Diligent baby steps are key. Even when I think or even know that the life change I make is a habit I have to stay DILIGENT. I can't get too excited to take that next baby step either because it would seem that I am easily overwhelmed or at time (ok most of the time) I shift my focus to the new project and let the last project fade into the past. So what should my first steps be.
I think I am going to work on drinking more water everyday (which may sound weird but if you read up on it, it is like a miracle straight from the tap) and Maybe going for a walk around the block with the kids every day. So what will I accomplish with these two tasks. Well that water will make it easier to loose weight, slim down the bloat, make my skin glow and maybe help me to start feelong good about myself again. The walk with the kids holds a lot of potential. Just walking around the block pulling the kids in a wagon is quite a workout for me right now. So I will be burning calories, getting out of the house (weather permitting) and that always make me feel better, and spending some quality time with the kids. With out the tv or computers or phones. Just us. I could use some suggestions for rainy days though. It will need to be something free and easy.
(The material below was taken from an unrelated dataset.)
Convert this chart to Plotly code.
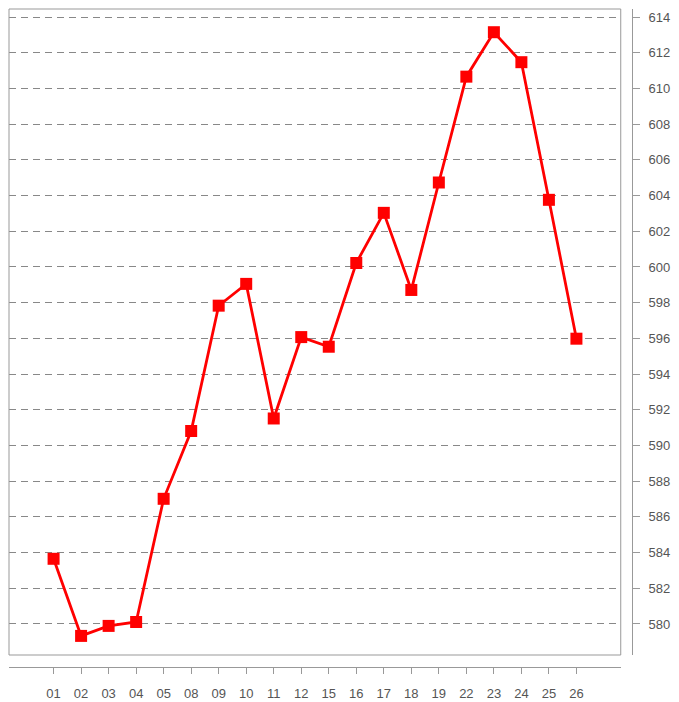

Something I can't easily make an excuse to not do. Hmmmmmmm Anybody have some suggestions
Friday, December 11, 2009
If you can't blog anything nice, don't blog at all. . . . . . .well screw that.
So it has been several months since I have even logged onto the blogger. I don't know why, I guess I just didn't have the bug to write. Lately however, my life has been hard and stressful and really dragging me down. Granted I am not facing the kind of hardships and stress some people are and I should be thankful for that. I am a lucky woman with a good life. I have a wonderful husband, two beautiful kids, I am healthy, and I wouldn't trade my life for anything. But I can occasionally throw myself a pity party can't I?!?!?!?!?. In the last year My husband has gone back to a boat, first he went out to sea with a boat that wasn't his to "help out" and then very shortly after he got back from that trip he went out again with his boat. About a month after he came home he found out that he made Chief, which is great, but the next 10 weeks were consumed with a type of training that ate up Cory's time like it was a big bowl of movie theater butter popcorn. A couple of weeks after Cory finished chief training I found out that I was pregnant, and a couple of weeks after that I lost the baby. Two weeks later Cory was gone again. Off to Guam and into a refit that wouldn't quit. He came home about a month ago and is leaving at the end of the month. This year has been full of constant change and I think that is very hard for me. I haven't had a chance to adjust to anything and neither has Riley. Maybe that is why he is so hard for me to deal with. I look back on old blogs about how much I was enjoying him, and as awful as this sounds, I can't say that right now. He is a constant source of anger frustration stress and guilt. I feel like I am always yelling at him. He is always into something, doing things he knows he shouldn't and now he is being sneaky when he does things he knows he shouldn't. He whines and crys about everything which is a patience annihilator for me. I am learning what it means to love your children differently. I feel like I am failing as a parent and forgetting who I am. I feel so needy lately. I don't want to be needy. I don't want to feel like I need help or that I can't handle my life alone. Why is this so hard? I have everything I have ever wanted and I still feel like poop.